TASK TO COMPLETE -
Give back exactly the lines from the beginning of the listing below to the line holding "(12,5.5) rectangle (804,355.5);", both ends included; the pictures stay out.

### STORED DATA

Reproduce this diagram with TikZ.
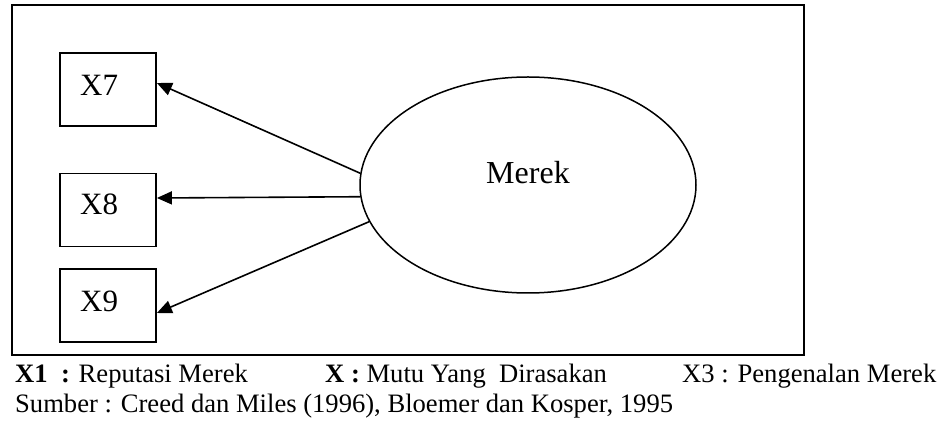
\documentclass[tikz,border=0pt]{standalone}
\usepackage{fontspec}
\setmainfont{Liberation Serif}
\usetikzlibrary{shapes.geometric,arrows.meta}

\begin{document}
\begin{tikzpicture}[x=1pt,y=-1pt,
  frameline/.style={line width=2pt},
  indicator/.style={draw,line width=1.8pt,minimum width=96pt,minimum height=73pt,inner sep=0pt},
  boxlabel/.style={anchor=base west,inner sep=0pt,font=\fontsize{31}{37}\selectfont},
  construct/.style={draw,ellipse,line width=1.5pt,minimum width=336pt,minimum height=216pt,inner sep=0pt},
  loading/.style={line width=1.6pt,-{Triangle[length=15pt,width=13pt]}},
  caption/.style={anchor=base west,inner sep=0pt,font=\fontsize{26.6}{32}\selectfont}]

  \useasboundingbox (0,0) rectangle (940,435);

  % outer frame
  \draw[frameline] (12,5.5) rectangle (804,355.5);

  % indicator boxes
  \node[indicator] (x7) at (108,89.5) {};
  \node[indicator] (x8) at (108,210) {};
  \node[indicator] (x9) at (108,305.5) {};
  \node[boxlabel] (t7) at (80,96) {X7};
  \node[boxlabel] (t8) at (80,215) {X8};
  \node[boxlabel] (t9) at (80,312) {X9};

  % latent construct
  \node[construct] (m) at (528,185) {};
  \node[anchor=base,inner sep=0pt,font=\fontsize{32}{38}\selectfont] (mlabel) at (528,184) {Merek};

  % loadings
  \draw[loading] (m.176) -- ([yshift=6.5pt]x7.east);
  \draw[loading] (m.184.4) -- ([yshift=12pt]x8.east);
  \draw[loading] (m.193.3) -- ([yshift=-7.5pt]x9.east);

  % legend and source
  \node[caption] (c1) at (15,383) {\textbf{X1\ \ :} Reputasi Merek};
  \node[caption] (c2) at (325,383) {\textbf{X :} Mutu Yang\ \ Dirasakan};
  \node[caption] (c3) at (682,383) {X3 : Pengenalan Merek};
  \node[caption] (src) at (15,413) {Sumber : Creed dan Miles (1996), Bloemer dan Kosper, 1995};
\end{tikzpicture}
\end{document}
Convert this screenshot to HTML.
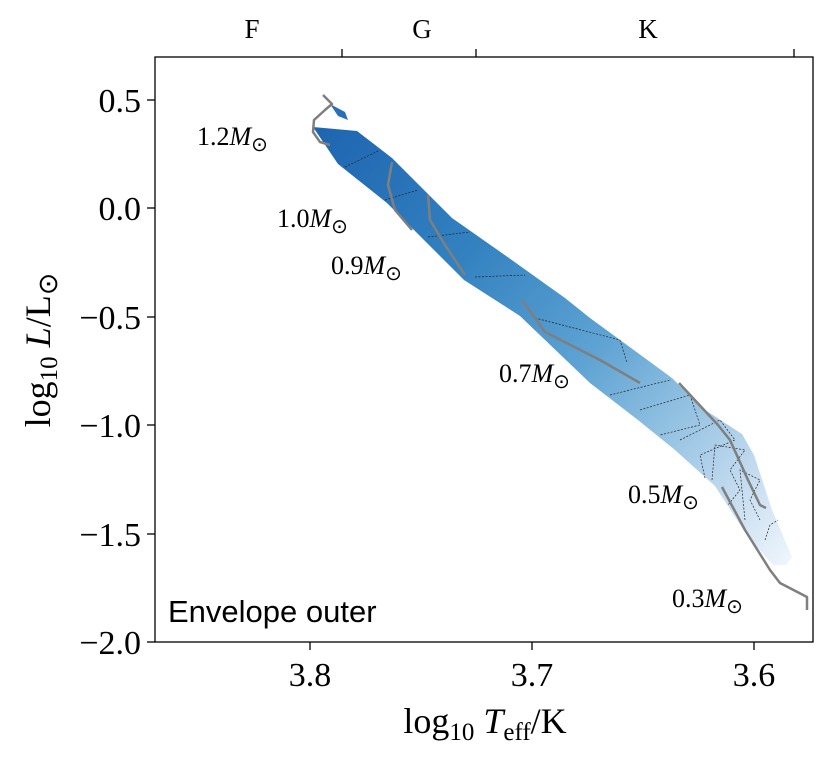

######

WRITTEN SOLUTION -
Reproduce this diagram with TikZ.
\documentclass[tikz,border=0pt]{standalone}
\usepackage{fontspec}
\setmainfont{Liberation Serif}
\usetikzlibrary{shapes.geometric,arrows.meta}

\begin{document}
\begin{tikzpicture}[x=1pt,y=-1pt,
  frameline/.style={line width=2pt},
  indicator/.style={draw,line width=1.8pt,minimum width=96pt,minimum height=73pt,inner sep=0pt},
  boxlabel/.style={anchor=base west,inner sep=0pt,font=\fontsize{31}{37}\selectfont},
  construct/.style={draw,ellipse,line width=1.5pt,minimum width=336pt,minimum height=216pt,inner sep=0pt},
  loading/.style={line width=1.6pt,-{Triangle[length=15pt,width=13pt]}},
  caption/.style={anchor=base west,inner sep=0pt,font=\fontsize{26.6}{32}\selectfont}]

  \useasboundingbox (0,0) rectangle (940,435);

  % outer frame
  \draw[frameline] (12,5.5) rectangle (804,355.5);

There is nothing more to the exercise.